Why doesn't the instrumented execution time match the time captured by nsys?

lilill · March 19, 2025, 1:41pm

Forgive me for asking what may seem like a silly question.

When I measure time using instrumentation, I only get a few milliseconds. Here’s my measurement method:

start_event = torch.cuda.Event(enable_timing=True)
end_event = torch.cuda.Event(enable_timing=True)

start_event.record()
// module
end_event.record()

torch.cuda.synchronize()

elapsed_time = start_event.elapsed_time(end_event)
print(f"total time: {elapsed_time} ms")

However, when I look at the timeline captured by nsys, I can see that there’s a 1-second gap just between two batch norm kernel calls.

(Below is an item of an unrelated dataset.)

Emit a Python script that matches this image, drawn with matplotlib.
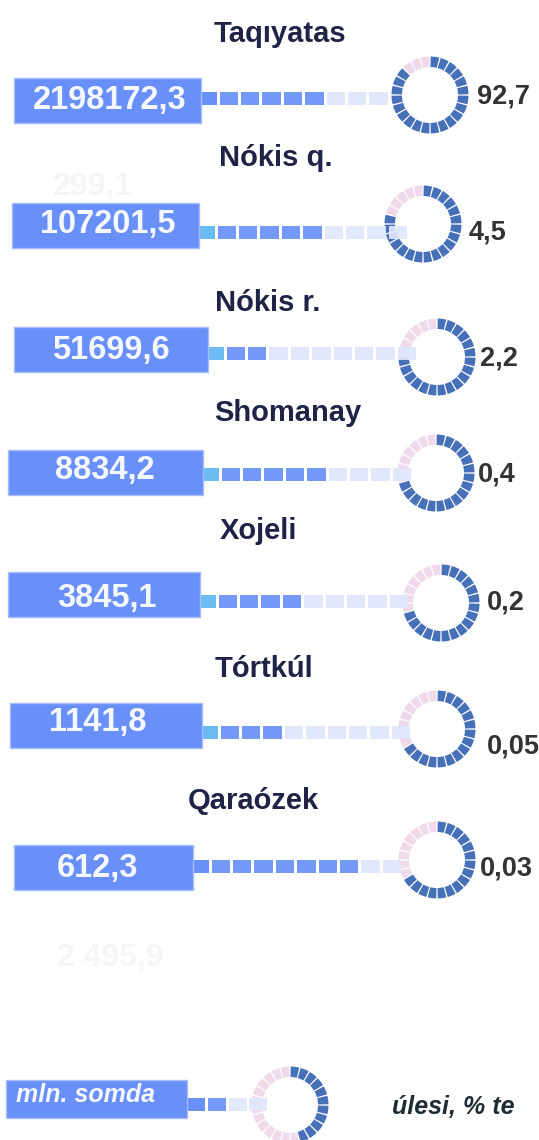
import matplotlib
matplotlib.use("Agg")
import matplotlib.pyplot as plt
from matplotlib.patches import Rectangle, Wedge

plt.rcParams['font.family'] = ['Liberation Sans', 'DejaVu Sans']

# ---- data ----
regions = ["Taqıyatas", "Nókis q.", "Nókis r.", "Shomanay", "Xojeli", "Tórtkúl", "Qaraózek"]
values = ["2198172,3", "107201,5", "51699,6", "8834,2", "3845,1", "1141,8", "612,3"]
shares = ["92,7", "4,5", "2,2", "0,4", "0,2", "0,05", "0,03"]
# dotted connector: lead square style, number of dark squares, number of pale squares
lead_cyan = [False, True, True, True, True, True, False]
n_dark = [5, 5, 2, 5, 4, 3, 7]
n_pale = [3, 4, 7, 4, 5, 6, 2]
# ring: filled segments out of 24
ring_filled = [21, 19, 18, 17, 17, 16, 16]
ghost_labels = ["299,1", "2 495,9"]
legend_unit = "mln. somda"
legend_share = "úlesi, % te"
legend_ring_filled = 11

# ---- layout ----
title_pos = [(280, 34), (276, 158), (268, 303), (288, 413), (258, 531), (264, 669), (253, 801)]
box_x = [(14, 201), (12, 199), (14, 208), (8, 203), (8, 200), (10, 202), (14, 193)]
box_y = [100, 225, 349, 472, 594, 725, 867]
val_x = [110, 108, 111, 105, 107, 98, 97]
val_y = [101, 224, 350, 470, 598, 722, 869]
sq_y = [98.5, 232, 353, 474, 601, 732, 866]
ring_c = [(430, 95), (423, 224), (437, 357), (436, 473), (441, 603), (437, 729), (437, 860)]
pct_pos = [(477, 96), (469, 232), (480, 358), (478, 474), (487, 603), (487, 747), (480, 868)]

C_BOX = "#6890f8"
C_BOX_EDGE = "#a6bdfa"
C_PALE = "#dfe7fb"
C_CYAN = "#6bbcf2"
C_RING = "#4670b8"
C_PINK = "#efd9ea"
C_TITLE = "#1f2346"
C_PCT = "#333333"

W, H = 539, 1140
fig = plt.figure(figsize=(W / 100, H / 100), dpi=100)
ax = fig.add_axes([0, 0, 1, 1])
ax.set_xlim(0, W)
ax.set_ylim(H, 0)
ax.axis('off')

BOX_H = 45
SQ_H = 13
SQ_W = 18.5
PITCH = 21.4
R_OUT, R_W = 38.5, 10.5
GAP = 2.2  # degrees between ring segments


def ring(cx, cy, filled, n=24):
    step = 360 / n
    for i in range(n):
        t1 = -90 + i * step + GAP / 2
        col = C_RING if i < filled else C_PINK
        ax.add_patch(Wedge((cx, cy), R_OUT, t1, t1 + step - GAP, width=R_W,
                           facecolor=col, edgecolor='none', zorder=2))


def connector(x0, yc, cyan, nd, npale):
    lead_col = C_CYAN if cyan else C_BOX
    ax.add_patch(Rectangle((x0, yc - SQ_H / 2), 16, SQ_H, facecolor=lead_col,
                           edgecolor='none', zorder=3))
    x = x0 + 18.5
    for i in range(nd + npale):
        col = C_BOX if i < nd else C_PALE
        ax.add_patch(Rectangle((x + i * PITCH, yc - SQ_H / 2), SQ_W, SQ_H,
                               facecolor=col, edgecolor='none', zorder=3, alpha=0.92))


def box(x0, x1, yc):
    ax.add_patch(Rectangle((x0, yc - BOX_H / 2), x1 - x0, BOX_H, facecolor=C_BOX,
                           edgecolor=C_BOX_EDGE, lw=1, zorder=4))


for i in range(len(regions)):
    ax.text(*title_pos[i], regions[i], ha='center', va='center', fontsize=21,
            fontweight='bold', color=C_TITLE)
    ring(*ring_c[i], ring_filled[i])
    connector(box_x[i][1], sq_y[i], lead_cyan[i], n_dark[i], n_pale[i])
    box(box_x[i][0], box_x[i][1], box_y[i])
    ax.text(val_x[i], val_y[i], values[i], ha='center', va='center', fontsize=23.5,
            fontweight='bold', color='#f6f8ff', zorder=5)
    ax.text(pct_pos[i][0], pct_pos[i][1], shares[i], ha='left', va='center',
            fontsize=19.5, fontweight='bold', color=C_PCT)

# faint ghost labels
ax.text(93, 187, ghost_labels[0], ha='center', va='center', fontsize=23,
        fontweight='bold', color='#f5f5f5', zorder=1)
ax.text(110, 958, ghost_labels[1], ha='center', va='center', fontsize=23,
        fontweight='bold', color='#f5f5f5', zorder=1)

# legend
ring(290, 1105, legend_ring_filled)
lx1 = 187
ax.add_patch(Rectangle((lx1, 1104.5 - SQ_H / 2), 18, SQ_H, facecolor=C_BOX, edgecolor='none', zorder=3))
for i, col in enumerate([C_BOX, C_PALE, C_PALE]):
    ax.add_patch(Rectangle((lx1 + 21 + i * 20.5, 1104.5 - SQ_H / 2), 18, SQ_H,
                           facecolor=col, edgecolor='none', zorder=3, alpha=0.92))
ax.add_patch(Rectangle((6, 1080), lx1 - 6, 38, facecolor=C_BOX, edgecolor=C_BOX_EDGE,
                       lw=1, zorder=4))
ax.text(16, 1095, legend_unit, ha='left', va='center', fontsize=18, fontweight='bold',
        fontstyle='italic', color='#f6f8ff', zorder=5)
ax.text(392, 1107, legend_share, ha='left', va='center', fontsize=18, fontweight='bold',
        fontstyle='italic', color='#1e2d35')

fig.savefig("out.png", dpi=100, facecolor='white')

Since there’s a 1-second gap even between two batch norm kernels, the total execution time certainly shouldn’t be just a few milliseconds. Why is this happening? Am I misunderstanding the data captured by nsys? Or is there an issue with my measurement method? Or does this measurement method only count the sum of kernel execution times without including idle periods?

Additionally, could I use the time elapsed between CUDA profiling initialization and CUDA profiling data flush as my total time (including time for H to D or D to H data transfers)?

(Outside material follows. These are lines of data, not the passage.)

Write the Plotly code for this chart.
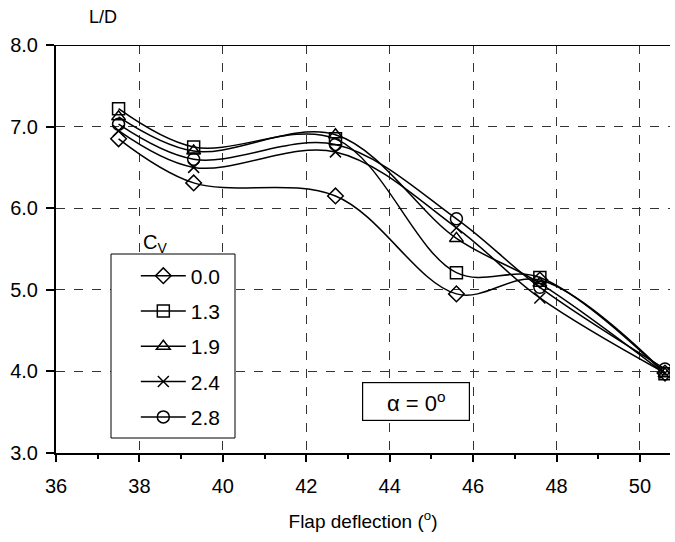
import plotly.graph_objects as go

x_vals = [37.5, 39.3, 42.7, 45.6, 47.6, 50.6]
cv_labels = ["0.0", "1.3", "1.9", "2.4", "2.8"]
ld_00 = [6.85, 6.31, 6.15, 4.95, 5.12, 3.98]
ld_13 = [7.22, 6.75, 6.85, 5.21, 5.15, 3.97]
ld_19 = [7.12, 6.70, 6.90, 5.63, 5.08, 3.97]
ld_24 = [6.95, 6.50, 6.69, 5.76, 4.90, 3.98]
ld_28 = [7.03, 6.60, 6.78, 5.87, 5.03, 4.03]
series = [ld_00, ld_13, ld_19, ld_24, ld_28]
symbols = ["diamond-open", "square-open", "triangle-up-open", "x-thin-open", "circle-open"]
sizes = [12, 12, 12, 11, 12]

x_ticks = [36, 38, 40, 42, 44, 46, 48, 50]
y_ticks = [3, 4, 5, 6, 7, 8]
y_ticklabels = ["3.0", "4.0", "5.0", "6.0", "7.0", "8.0"]

FONT = "Liberation Sans, Arial, sans-serif"

fig = go.Figure()
for i, (lab, ys) in enumerate(zip(cv_labels, series)):
    fig.add_trace(go.Scatter(
        x=x_vals, y=ys, name=lab, mode="lines+markers",
        line=dict(color="black", width=1.5, shape="spline", smoothing=1.0),
        marker=dict(symbol=symbols[i], size=sizes[i], color="black",
                    line=dict(color="black", width=1.5)),
        legendgroup="g%d" % i,
    ))

fig.update_layout(
    width=675, height=542,
    margin=dict(l=56, r=5, t=45, b=89),
    paper_bgcolor="white", plot_bgcolor="white",
    font=dict(family=FONT, size=19, color="black"),
    showlegend=True,
    legend=dict(
        x=0.13, y=0.484, xanchor="left", yanchor="top",
        bgcolor="rgba(0,0,0,0)", borderwidth=0,
        font=dict(family=FONT, size=21, color="black"),
        tracegroupgap=5, itemwidth=45,
    ),
    xaxis=dict(
        range=[36, 50.72], tickvals=x_ticks, ticktext=[str(v) for v in x_ticks],
        showline=True, linecolor="black", linewidth=2,
        ticks="outside", ticklen=7, tickwidth=1.5, tickcolor="black",
        ticklabelstandoff=7,
        minor=dict(dtick=1, tick0=36, ticks="outside", ticklen=4, tickcolor="black", showgrid=False),
        showgrid=True, gridcolor="#333", griddash="dash", gridwidth=1,
        zeroline=False,
        title=dict(text="Flap deflection (<sup>o</sup>)", standoff=19,
                   font=dict(family=FONT, size=19)),
        tickfont=dict(family=FONT, size=20),
    ),
    yaxis=dict(
        range=[3, 8], tickvals=y_ticks, ticktext=y_ticklabels,
        showline=True, linecolor="black", linewidth=2,
        ticks="outside", ticklen=8, tickwidth=1.5, tickcolor="black",
        ticklabelstandoff=4,
        showgrid=True, gridcolor="#333", griddash="dash", gridwidth=1,
        zeroline=False,
        tickfont=dict(family=FONT, size=20),
    ),
)

# top border line
fig.add_shape(type="line", xref="paper", yref="y", x0=0, x1=1, y0=8, y1=8,
              line=dict(color="black", width=2))
# legend frame (white filled, hides gridlines)
fig.add_shape(type="rect", xref="paper", yref="paper", layer="above",
              x0=(111 - 56) / 614, x1=(235 - 56) / 614,
              y0=1 - (438 - 45) / 408, y1=1 - (254 - 45) / 408,
              line=dict(color="black", width=1), fillcolor="white")

fig.add_annotation(text="C<sub>V</sub>", xref="paper", yref="paper",
                   x=(155 - 56) / 614, y=1 - (243 - 45) / 408,
                   xanchor="center", yanchor="middle",
                   showarrow=False, font=dict(family=FONT, size=20))
fig.add_annotation(text="L/D", xref="paper", yref="paper",
                   x=(103 - 56) / 614, y=1 + (45 - 17) / 408,
                   xanchor="center", yanchor="middle",
                   showarrow=False, font=dict(family=FONT, size=18))
fig.add_annotation(text="α = 0<sup>o</sup>", xref="paper", yref="paper",
                   x=(416 - 56) / 614, y=1 - (401 - 45) / 408,
                   xanchor="center", yanchor="middle",
                   showarrow=False, font=dict(family=FONT, size=22),
                   bordercolor="black", borderwidth=1.2, borderpad=3,
                   width=100, height=31, bgcolor="white")

fig.write_html("out.html")
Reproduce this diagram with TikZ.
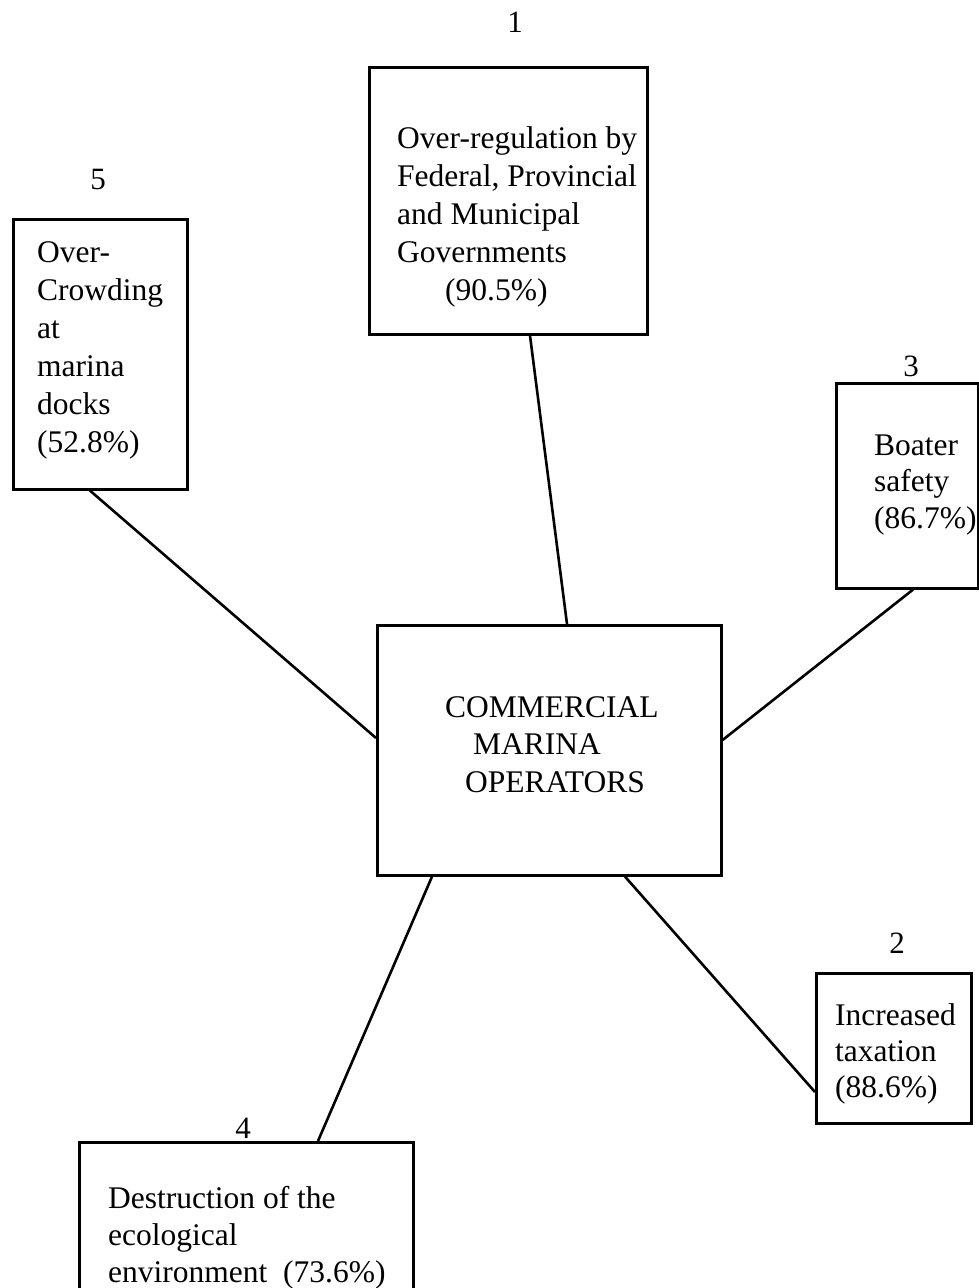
\documentclass[tikz,border=0pt]{standalone}
\usepackage{fontspec}
\setmainfont{Liberation Serif}
\usetikzlibrary{calc}
\tikzset{
  frame/.style={draw, line width=2.6pt, rectangle, inner sep=0pt, anchor=north west},
  % anchored at the baseline of the last line
  boxtext/.style={inner sep=0pt, anchor=base west, align=left},
  rank/.style={inner sep=0pt, anchor=center, font=\fontsize{31}{31}\selectfont},
  link/.style={line width=2.6pt},
}
\begin{document}
\begin{tikzpicture}[x=1pt,y=-1pt]
\useasboundingbox[fill=white] (0,0) rectangle (978,1288);

% boxes
\node[frame, minimum width=278pt, minimum height=267pt] (b1) at (368,66) {};
\node[frame, minimum width=174pt, minimum height=270pt] (b5) at (12,218) {};
\node[frame, minimum width=142pt, minimum height=205pt] (b3) at (835,382) {};
\node[frame, minimum width=344pt, minimum height=250pt] (c)  at (376,624) {};
\node[frame, minimum width=155pt, minimum height=150pt] (b2) at (815,972) {};
\node[frame, minimum width=334pt, minimum height=220pt] (b4) at (78,1141) {};

% box texts
\node[boxtext, font=\fontsize{31.5}{37.8}\selectfont] (t1) at (397,300)
  {Over-regulation by\\ Federal, Provincial\\ and Municipal\\ Governments\\ \hspace*{48pt}(90.5\%)};
\node[boxtext, font=\fontsize{31.5}{38}\selectfont] (t5) at (37,452)
  {Over-\\ Crowding\\ at\\ marina\\ docks\\ (52.8\%)};
\node[boxtext, font=\fontsize{31.5}{36.5}\selectfont] (t3) at (874,528)
  {Boater\\ safety\\ (86.7\%)};
\node[boxtext, font=\fontsize{31.5}{37.5}\selectfont] (tc) at (445,792)
  {COMMERCIAL\\ \hspace*{28pt}MARINA\\ \hspace*{20pt}OPERATORS};
\node[boxtext, font=\fontsize{31.5}{36}\selectfont] (t2) at (835,1097)
  {Increased\\ taxation\\ (88.6\%)};
\node[boxtext, font=\fontsize{31.5}{37}\selectfont] (t4) at (108,1282)
  {Destruction of the\\ ecological\\ environment\ \ (73.6\%)};

% rank numbers
\node[rank] (n1) at (515,22) {1};
\node[rank] (n5) at (98,179) {5};
\node[rank] (n3) at (911,366) {3};
\node[rank] (n2) at (897,943) {2};
\node[rank] (n4) at (243,1128) {4};

% connectors
\draw[link] ($(b1.south west)+(162,0)$) -- ($(c.north west)+(191,0)$);
\draw[link] ($(b5.south west)+(78,0)$) -- ($(c.north west)+(0,114)$);
\draw[link] ($(b3.south west)+(78,0)$) -- ($(c.north east)+(0,116)$);
\draw[link] ($(c.south west)+(249,0)$) -- ($(b2.north west)+(0,120)$);
\draw[link] ($(c.south west)+(56,0)$) -- ($(b4.north west)+(240,0)$);
\end{tikzpicture}
\end{document}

ptrblck · March 19, 2025, 1:46pm

Your events measure the kernel execution time on the GPU, not host overhead, IDLE times, CPU bottlenecks etc. The Nsight System view shows you the actual timeline with kernel lauches, kernel execution time, etc.

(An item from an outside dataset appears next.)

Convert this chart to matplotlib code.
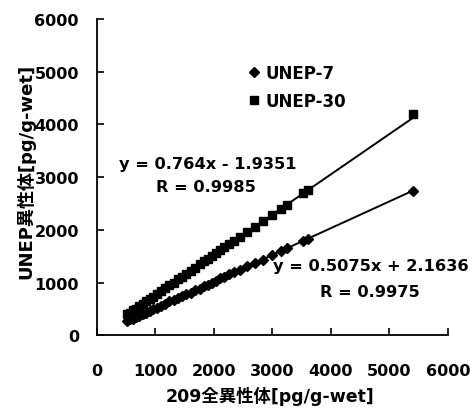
import numpy as np
import matplotlib
matplotlib.use("Agg")
import matplotlib.pyplot as plt

plt.rcParams["font.family"] = ["DejaVu Sans", "Noto Sans CJK JP"]

# 209 total congeners (x) vs UNEP congeners (y), pg/g-wet
x_total = [520, 560, 610, 660, 720, 780, 840, 900, 960, 1030, 1100, 1170, 1240,
           1310, 1380, 1450, 1530, 1600, 1680, 1760, 1830, 1900, 1970, 2040,
           2110, 2180, 2260, 2340, 2450, 2570, 2700, 2830, 3000, 3150, 3250,
           3520, 3600, 5400]
y_unep7 = [270, 300, 310, 340, 360, 400, 420, 450, 490, 520, 560, 590, 640,
           660, 700, 740, 780, 800, 860, 880, 930, 960, 990, 1030, 1080, 1110,
           1160, 1200, 1240, 1310, 1370, 1430, 1530, 1600, 1650, 1790, 1830, 2740]
y_unep30 = [400, 430, 470, 500, 560, 600, 640, 690, 730, 790, 840, 890, 950,
            1000, 1060, 1110, 1170, 1220, 1280, 1350, 1400, 1450, 1500, 1560,
            1610, 1670, 1730, 1790, 1870, 1960, 2060, 2160, 2290, 2400, 2480,
            2690, 2760, 4200]

# trend lines as printed on the chart
fit7 = (0.5075, 2.1636)
fit30 = (0.764, -1.9351)

fig = plt.figure(figsize=(4.73, 4.10), dpi=100)
ax = fig.add_axes([0.205, 0.180, 0.742, 0.771])

xr = np.array([min(x_total), max(x_total)])
ax.plot(xr, fit7[0] * xr + fit7[1], color="black", lw=1.4)
ax.plot(xr, fit30[0] * xr + fit30[1], color="black", lw=1.4)
ax.plot(x_total, y_unep7, ls="none", marker="D", ms=5.5, color="black", label="UNEP-7")
ax.plot(x_total, y_unep30, ls="none", marker="s", ms=6, color="black", label="UNEP-30")

ax.set_xlim(0, 6000)
ax.set_ylim(0, 6000)
ax.set_xticks(range(0, 6001, 1000))
ax.set_yticks(range(0, 6001, 1000))
for s in ["top", "right"]:
    ax.spines[s].set_visible(False)
for s in ["left", "bottom"]:
    ax.spines[s].set_linewidth(1.3)
ax.tick_params(direction="in", length=5, width=1.2, labelsize=11.5)
ax.tick_params(axis="x", pad=20)
ax.tick_params(axis="y", pad=13)
for lab in ax.get_xticklabels() + ax.get_yticklabels():
    lab.set_fontweight("bold")

ax.set_xlabel("209全異性体[pg/g-wet]", fontsize=12.5, fontweight="bold")
ax.set_ylabel("UNEP異性体[pg/g-wet]", fontsize=13, fontweight="bold")
ax.xaxis.set_label_coords(0.493, -0.19)
ax.yaxis.set_label_coords(-0.202, 0.522)
ax.xaxis.label.set_va("center")
ax.yaxis.label.set_va("center")

leg = ax.legend(loc="upper left", bbox_to_anchor=(0.39, 0.905), frameon=False,
                handlelength=0.6, handletextpad=0.4, labelspacing=0.6,
                prop={"size": 12, "weight": "bold"})

ax.text(1900, 3180, "y = 0.764x - 1.9351", ha="center", fontsize=11.7, fontweight="bold")
ax.text(1860, 2730, "R = 0.9985", ha="center", fontsize=11.7, fontweight="bold")
ax.text(4680, 1240, "y = 0.5075x + 2.1636", ha="center", fontsize=11.7, fontweight="bold")
ax.text(4670, 750, "R = 0.9975", ha="center", fontsize=11.7, fontweight="bold")

fig.savefig("out.png", dpi=100)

lilill · March 19, 2025, 2:00pm

Thank you very much for your response!! I think I understand what you mean.

I’d like to ask some more detailed questions:

If I want to get the actual execution time (including kernel launch and idle waiting times in between), can I get that directly through instrumentation in PyTorch?

Or can I get it directly from nsys, but I’m not sure which point in the nsys timeline I should use as the start of timing and which point as the end?

ptrblck · March 19, 2025, 3:29pm

I would recommend sticking to a visual profiler to get a full overview of the execution timeline. Nsight systems or the native PyTorch profiler would be some options.
You can use nvtx markers inside your code to mark regions which would show up in nsys.

lilill · March 20, 2025, 9:01am

I’d like to ask one more question:

Why is the idle time between kernels so long? The kernel execution time is only a few milliseconds, but the waiting time is over a second, which is a completely different order of magnitude.

Is this normal behavior without applying other optimizations? What causes this situation?
Or is it because the model I’m executing or the input data is relatively small, resulting in this phenomenon?

ptrblck · March 20, 2025, 1:18pm

Your workload might be CPU-limited meaning your CPU is not fast enough in scheduling the kernels. You could try to apply CUDA Graphs to reduce the CPU overhead and profile it again.